◆ To be done ◆
Begin with the first line below and retype each line exactly through the line containing "from bokeh.resources import INLINE". Any pictures are to be left out.

◆ Available data ◆
________________________________________

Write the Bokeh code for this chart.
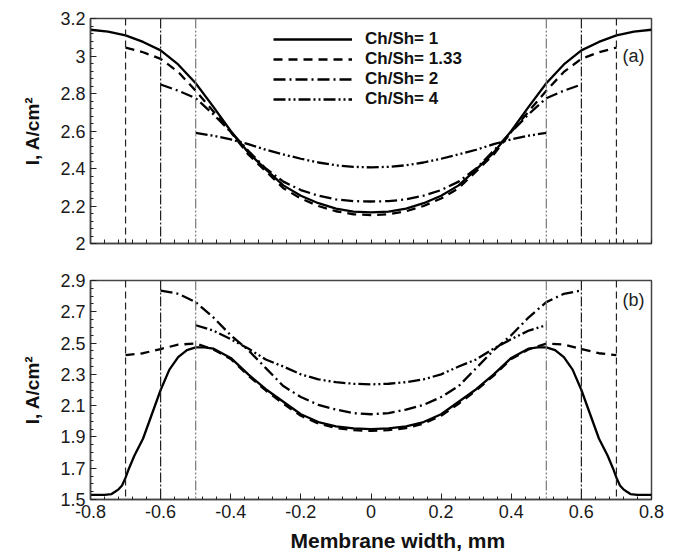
import numpy as np
from bokeh.plotting import figure
from bokeh.models import Range1d, FixedTicker, Span, Legend, LegendItem, Label, Title
from bokeh.layouts import column
from bokeh.embed import file_html
from bokeh.resources import INLINE

# ---------------- data ----------------
series_names = ["Ch/Sh= 1", "Ch/Sh= 1.33", "Ch/Sh= 2", "Ch/Sh= 4"]

# panel (a)
xa_1 = [-0.8, -0.75, -0.7, -0.65, -0.6, -0.55, -0.5, -0.45, -0.4, -0.35, -0.3, -0.25, -0.2, -0.15, -0.1, -0.05, 0.0,
        0.05, 0.1, 0.15, 0.2, 0.25, 0.3, 0.35, 0.4, 0.45, 0.5, 0.55, 0.6, 0.65, 0.7, 0.75, 0.8]
ya_1 = [3.14, 3.13, 3.11, 3.075, 3.03, 2.955, 2.855, 2.73, 2.60, 2.485, 2.395, 2.31, 2.255, 2.215, 2.186, 2.17, 2.166,
        2.17, 2.186, 2.215, 2.255, 2.31, 2.395, 2.485, 2.60, 2.73, 2.855, 2.955, 3.03, 3.075, 3.11, 3.13, 3.14]

xa_133 = [-0.7, -0.65, -0.6, -0.55, -0.5, -0.45, -0.4, -0.35, -0.3, -0.25, -0.2, -0.15, -0.1, -0.05, 0.0,
          0.05, 0.1, 0.15, 0.2, 0.25, 0.3, 0.35, 0.4, 0.45, 0.5, 0.55, 0.6, 0.65, 0.7]
ya_133 = [3.045, 3.02, 2.985, 2.915, 2.815, 2.705, 2.595, 2.475, 2.385, 2.295, 2.24, 2.20, 2.172, 2.156, 2.151,
          2.156, 2.172, 2.20, 2.24, 2.295, 2.385, 2.475, 2.595, 2.705, 2.815, 2.915, 2.985, 3.02, 3.045]

xa_2 = [-0.6, -0.55, -0.5, -0.45, -0.4, -0.35, -0.3, -0.25, -0.2, -0.15, -0.1, -0.05, 0.0,
        0.05, 0.1, 0.15, 0.2, 0.25, 0.3, 0.35, 0.4, 0.45, 0.5, 0.55, 0.6]
ya_2 = [2.848, 2.815, 2.775, 2.69, 2.595, 2.495, 2.40, 2.33, 2.285, 2.255, 2.235, 2.226, 2.224,
        2.226, 2.235, 2.255, 2.285, 2.33, 2.40, 2.495, 2.595, 2.69, 2.775, 2.815, 2.848]

xa_4 = [-0.5, -0.45, -0.4, -0.35, -0.3, -0.25, -0.2, -0.15, -0.1, -0.05, 0.0,
        0.05, 0.1, 0.15, 0.2, 0.25, 0.3, 0.35, 0.4, 0.45, 0.5]
ya_4 = [2.59, 2.575, 2.555, 2.53, 2.50, 2.475, 2.452, 2.432, 2.417, 2.409, 2.406,
        2.409, 2.417, 2.432, 2.452, 2.475, 2.50, 2.53, 2.555, 2.575, 2.59]

# panel (b)
xb_1 = [-0.8, -0.76, -0.74, -0.73, -0.72, -0.71, -0.7, -0.69, -0.675, -0.65, -0.625, -0.6, -0.575, -0.55, -0.525,
        -0.5, -0.475, -0.45, -0.4, -0.35, -0.3, -0.25, -0.2, -0.15, -0.1, -0.05, 0.0,
        0.05, 0.1, 0.15, 0.2, 0.25, 0.3, 0.35, 0.4, 0.45, 0.475, 0.5, 0.525, 0.55, 0.575, 0.6, 0.625, 0.65,
        0.675, 0.69, 0.7, 0.71, 0.72, 0.73, 0.74, 0.76, 0.8]
yb_1 = [1.53, 1.53, 1.535, 1.55, 1.565, 1.59, 1.64, 1.70, 1.78, 1.89, 2.045, 2.20, 2.33, 2.41, 2.455,
        2.472, 2.472, 2.465, 2.405, 2.30, 2.205, 2.125, 2.045, 1.995, 1.968, 1.955, 1.95,
        1.955, 1.968, 1.995, 2.045, 2.125, 2.205, 2.30, 2.405, 2.465, 2.472, 2.472, 2.455, 2.41, 2.33, 2.20, 2.045, 1.89,
        1.78, 1.70, 1.64, 1.59, 1.565, 1.55, 1.535, 1.53, 1.53]

xb_133 = [-0.7, -0.65, -0.6, -0.55, -0.5, -0.45, -0.4, -0.35, -0.3, -0.25, -0.2, -0.15, -0.1, -0.05, 0.0,
          0.05, 0.1, 0.15, 0.2, 0.25, 0.3, 0.35, 0.4, 0.45, 0.5, 0.55, 0.6, 0.65, 0.7]
yb_133 = [2.423, 2.435, 2.462, 2.49, 2.497, 2.46, 2.398, 2.292, 2.197, 2.112, 2.035, 1.985, 1.957, 1.943, 1.939,
          1.943, 1.957, 1.985, 2.035, 2.112, 2.197, 2.292, 2.398, 2.46, 2.497, 2.49, 2.462, 2.435, 2.423]

xb_2 = [-0.6, -0.55, -0.5, -0.45, -0.4, -0.35, -0.3, -0.25, -0.2, -0.15, -0.1, -0.05, 0.0,
        0.05, 0.1, 0.15, 0.2, 0.25, 0.3, 0.35, 0.4, 0.45, 0.5, 0.55, 0.6]
yb_2 = [2.836, 2.815, 2.762, 2.665, 2.55, 2.455, 2.34, 2.225, 2.155, 2.105, 2.075, 2.052, 2.045,
        2.052, 2.075, 2.105, 2.155, 2.225, 2.34, 2.455, 2.55, 2.665, 2.762, 2.815, 2.836]

xb_4 = [-0.5, -0.45, -0.4, -0.35, -0.3, -0.25, -0.2, -0.15, -0.1, -0.05, 0.0,
        0.05, 0.1, 0.15, 0.2, 0.25, 0.3, 0.35, 0.4, 0.45, 0.5]
yb_4 = [2.614, 2.58, 2.525, 2.465, 2.395, 2.35, 2.30, 2.268, 2.25, 2.24, 2.236,
        2.24, 2.25, 2.268, 2.30, 2.35, 2.395, 2.465, 2.525, 2.58, 2.614]

# channel/shoulder boundaries (vertical lines)
bound_133 = [-0.7, 0.7]
bound_2 = [-0.6, 0.6]
bound_4 = [-0.5, 0.5]

# ticks
x_ticks = [-0.8, -0.6, -0.4, -0.2, 0.0, 0.2, 0.4, 0.6, 0.8]
x_tick_labels = ["-0.8", "-0.6", "-0.4", "-0.2", "0", "0.2", "0.4", "0.6", "0.8"]
ya_ticks = [2.0, 2.2, 2.4, 2.6, 2.8, 3.0, 3.2]
ya_tick_labels = ["2", "2.2", "2.4", "2.6", "2.8", "3", "3.2"]
yb_ticks = [1.5, 1.7, 1.9, 2.1, 2.3, 2.5, 2.7, 2.9]
yb_tick_labels = ["1.5", "1.7", "1.9", "2.1", "2.3", "2.5", "2.7", "2.9"]

# ---------------- styling ----------------
FONT = "Liberation Sans"
DASHES = ["solid", "9 6", "12 4 2 4", "12 3 2 3 2 3"]
LW = 2.3
FRAME = "#444444"
x_minor = list(np.round(np.arange(-0.8, 0.8001, 0.04), 3))


def style_axis(ax):
    ax.axis_line_color = FRAME
    ax.axis_line_width = 1.5
    ax.major_tick_in = 6
    ax.major_tick_out = 0
    ax.minor_tick_in = 3
    ax.minor_tick_out = 0
    ax.major_tick_line_color = "#222222"
    ax.minor_tick_line_color = "#222222"
    ax.major_label_text_font = FONT
    ax.major_label_text_font_size = "18px"
    ax.major_label_text_color = "#1a1a1a"
    ax.major_label_standoff = 5


def make_fig(height, b_top, b_bottom, yr, yticks, ylabels, yminor, show_xlabels):
    p = figure(width=674, height=height, x_range=Range1d(-0.8, 0.8), y_range=Range1d(*yr),
               output_backend="svg", toolbar_location=None, title=None,
               min_border_left=90, min_border_right=23, min_border_top=b_top, min_border_bottom=b_bottom)
    p.grid.visible = False
    p.outline_line_color = FRAME
    p.outline_line_width = 1.5
    p.background_fill_color = "white"
    p.border_fill_color = "white"

    if show_xlabels:
        p.xaxis.ticker = FixedTicker(ticks=x_ticks, minor_ticks=x_minor)
        p.xaxis.major_label_overrides = {t: l for t, l in zip(x_ticks, x_tick_labels)}
    else:
        # tick marks only, no labels
        p.xaxis.ticker = FixedTicker(ticks=[], minor_ticks=x_minor)
    p.yaxis.ticker = FixedTicker(ticks=yticks, minor_ticks=yminor)
    p.yaxis.major_label_overrides = {t: l for t, l in zip(yticks, ylabels)}
    style_axis(p.xaxis[0])
    style_axis(p.yaxis[0])
    if not show_xlabels:
        p.xaxis.minor_tick_in = 4
    p.yaxis.axis_label = "I, A/cm²"
    p.yaxis.axis_label_text_font = FONT
    p.yaxis.axis_label_text_font_style = "bold"
    p.yaxis.axis_label_text_font_size = "19px"
    p.yaxis.axis_label_text_color = "#111111"
    p.yaxis.axis_label_standoff = 14
    return p


def add_bounds(p):
    for xs, dash, col in [(bound_133, "7 4", "#222222"), (bound_2, "10 2 2 2", "#222222"),
                          (bound_4, "10 2 2 2 2 2", "#777777")]:
        for x in xs:
            p.add_layout(Span(location=x, dimension="height", line_dash=dash,
                              line_color=col, line_width=1.2))


# ---------------- panel (a) ----------------
pa = make_fig(262, 18, 19, (2.0, 3.2), ya_ticks, ya_tick_labels,
              list(np.round(np.arange(2.0, 3.2001, 0.04), 3)), False)
add_bounds(pa)
renderers = []
for (xs, ys), dash in zip([(xa_1, ya_1), (xa_133, ya_133), (xa_2, ya_2), (xa_4, ya_4)], DASHES):
    r = pa.line(xs, ys, line_color="black", line_width=LW, line_dash=dash)
    renderers.append(r)

legend = Legend(items=[LegendItem(label=n, renderers=[r]) for n, r in zip(series_names, renderers)],
                location=(178, 129), padding=5, margin=0, spacing=0,
                glyph_width=79, glyph_height=20, label_height=20, label_standoff=13,
                label_text_font=FONT, label_text_font_style="bold", label_text_font_size="17px",
                label_text_color="#111111",
                background_fill_alpha=0, border_line_alpha=0)
pa.add_layout(legend)
pa.add_layout(Label(x=0.78, y=3.0, text="(a)", text_align="right", text_baseline="middle",
                    text_font=FONT, text_font_size="18px", text_color="#222222"))

# ---------------- panel (b) ----------------
pb = make_fig(296, 18, 58, (1.5, 2.9), yb_ticks, yb_tick_labels,
              list(np.round(np.arange(1.5, 2.9001, 0.05), 3)), True)
add_bounds(pb)
for (xs, ys), dash in zip([(xb_1, yb_1), (xb_133, yb_133), (xb_2, yb_2), (xb_4, yb_4)], DASHES):
    pb.line(xs, ys, line_color="black", line_width=LW, line_dash=dash)
pb.add_layout(Label(x=0.78, y=2.773, text="(b)", text_align="right", text_baseline="middle",
                    text_font=FONT, text_font_size="18px", text_color="#222222"))
pb.add_layout(Title(text="Membrane width, mm", align="left", offset=200, standoff=13,
                    text_font=FONT, text_font_style="bold", text_font_size="21px",
                    text_color="#111111"), "below")

layout = column(pa, pb, spacing=0)
open("out.html", "w").write(file_html(layout, INLINE))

________________________________________

◆ Task output ◆
Write the Bokeh code for this chart.
import numpy as np
from bokeh.plotting import figure
from bokeh.models import Range1d, FixedTicker, Span, Legend, LegendItem, Label, Title
from bokeh.layouts import column
from bokeh.embed import file_html
from bokeh.resources import INLINE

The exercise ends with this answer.